• **Written exercise**: Return the number of lines holding "chart", with nothing added.

=-=-=-=-=

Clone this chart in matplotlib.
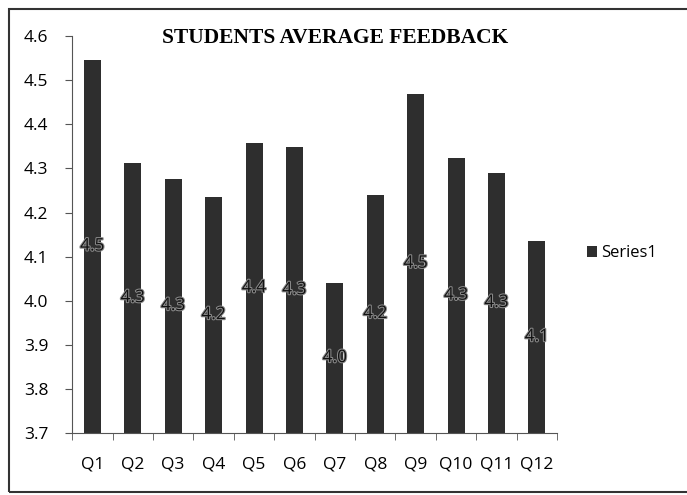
import matplotlib.pyplot as plt
import matplotlib.patheffects as pe
from matplotlib.patches import Rectangle

questions = ["Q1", "Q2", "Q3", "Q4", "Q5", "Q6", "Q7", "Q8", "Q9", "Q10", "Q11", "Q12"]
scores = [4.546, 4.312, 4.276, 4.235, 4.357, 4.348, 4.040, 4.240, 4.468, 4.323, 4.290, 4.135]
y_ticks = [3.7, 3.8, 3.9, 4.0, 4.1, 4.2, 4.3, 4.4, 4.5, 4.6]

fig = plt.figure(figsize=(6.87, 4.95), dpi=100)
ax = fig.add_axes([0.105, 0.125, 0.706, 0.802])

x = range(len(questions))
bars = ax.bar(x, scores, width=0.42, bottom=0, color="#2e2e2e", label="Series1")
ax.set_ylim(3.7, 4.6)
ax.set_xlim(-0.5, len(questions) - 0.5)
ax.set_yticks(y_ticks)
ax.set_yticklabels([f"{v:.1f}" for v in y_ticks], fontsize=12.5, fontfamily="Open Sans")
ax.set_xticks(list(x))
ax.set_xticklabels(questions, fontsize=12.5, fontfamily="Open Sans")
ax.tick_params(axis="x", length=0, pad=17)
ax.tick_params(axis="y", length=5, direction="out", color="#555555", pad=12)
# category boundary ticks like the spreadsheet chart
ax.set_xticks([i - 0.5 for i in range(len(questions) + 1)], minor=True)
ax.tick_params(axis="x", which="minor", length=5, direction="out", color="#555555")

for s in ["top", "right"]:
    ax.spines[s].set_visible(False)
for s in ["left", "bottom"]:
    ax.spines[s].set_color("#555555")

for i, v in enumerate(scores):
    ax.text(i, (3.7 + v) / 2, f"{v:.1f}", ha="center", va="center",
            fontsize=12.5, fontfamily="Open Sans", color="#111111",
            path_effects=[pe.withStroke(linewidth=1.5, foreground="#8a8a8a")])

fig.text(0.488, 0.923, "STUDENTS AVERAGE FEEDBACK", ha="center", va="center",
         fontsize=15.5, fontweight="bold", fontfamily="Liberation Serif")

fig.legend(handles=[bars], labels=["Series1"], loc="center left",
           bbox_to_anchor=(0.832, 0.488), frameon=False,
           handlelength=0.6, handleheight=0.6, handletextpad=0.3,
           prop={"family": "Open Sans", "size": 12})

fig.patches.append(Rectangle((0.013, 0.006), 1.2, 0.976, transform=fig.transFigure,
                             fill=False, edgecolor="#333333", linewidth=1.5))

fig.savefig("out.png", dpi=100)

=-=-=-=-=

• **Finished exercise**: 2